RE: Grid voltage profile around corners & sides

The current flows from the grid wire to remote earth, causing a voltage drop in the earth. The more the current, the more the voltage drop from the grid wire voltage to the earth surface voltage. The grid wire itself is at 100% of GPR and the surface voltage is lower than the grid voltage. The touch potential is the difference between the grid voltage (where your hand is touching a grounded structure) and the earth voltage (where your feet are).

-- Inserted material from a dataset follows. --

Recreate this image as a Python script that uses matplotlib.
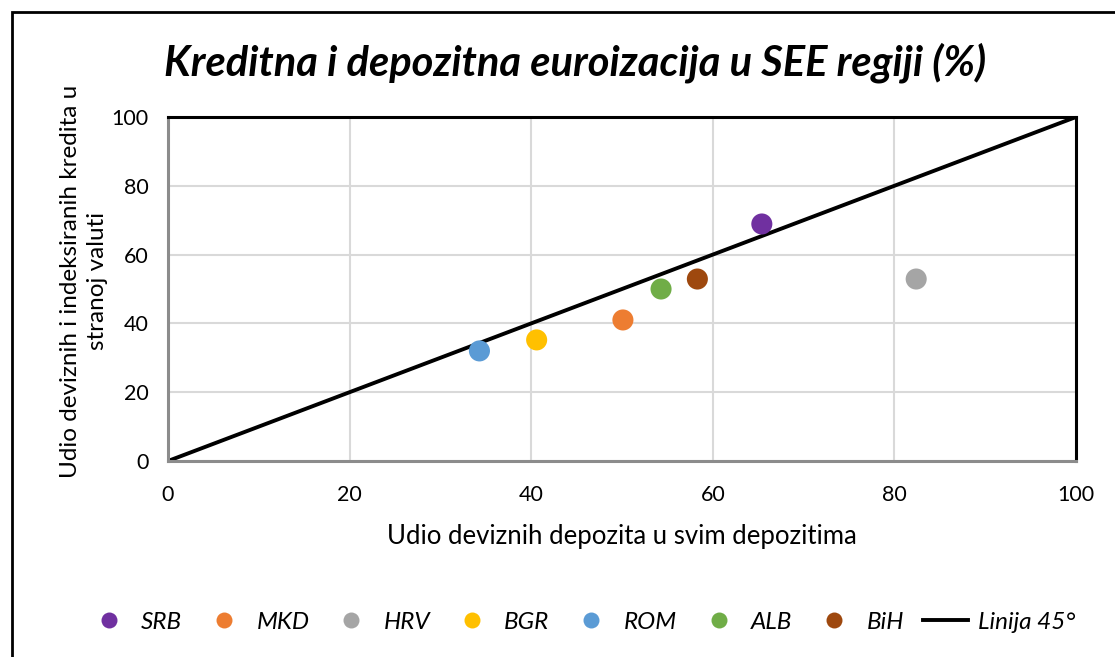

So, although the surface voltage at the edge is lower than in the middle, the touch voltage is higher.

RE: Grid voltage profile around corners & sides

Isn't the goal to gradually decrease the effect of the ground grid then suddenly cutting it off which prevents a high voltage difference at the edge?

RE: Grid voltage profile around corners & sides

(OP)
Thanks jghrist. This is useful.

Just to add here:

the drop between the edge conductor and earth surface is greater than that for the middle since more leakage current is encountered. This is well understood, but, how the surface voltage is affected by currents not going to the surface? in other words that the current will be dissipated into ground, something usually deep depends on soil resistivitiy.

Mbrooke, I couldn't get what you mean, but I don't think that sudden cutting of GPR effect is possible since soil conducts current in a pattern similar to spherical waves.

RE: Grid voltage profile around corners & sides

Keep in mind the zero reference for the surface voltage is remote earth. The surface potential must continually decline as you move away if no other grounded metal is encountered. Absolute surface voltage is not so important. It is the difference in surface potential to GPR (touch potential) that counts, as well as the differences in surface potential (step potential).

The IEEE 80 example assumes an evenly spaced grid layout. The dip in surface potential and the resulting increase in touch potential near the edge argue for tightening the grid spacing as you move toward the fence.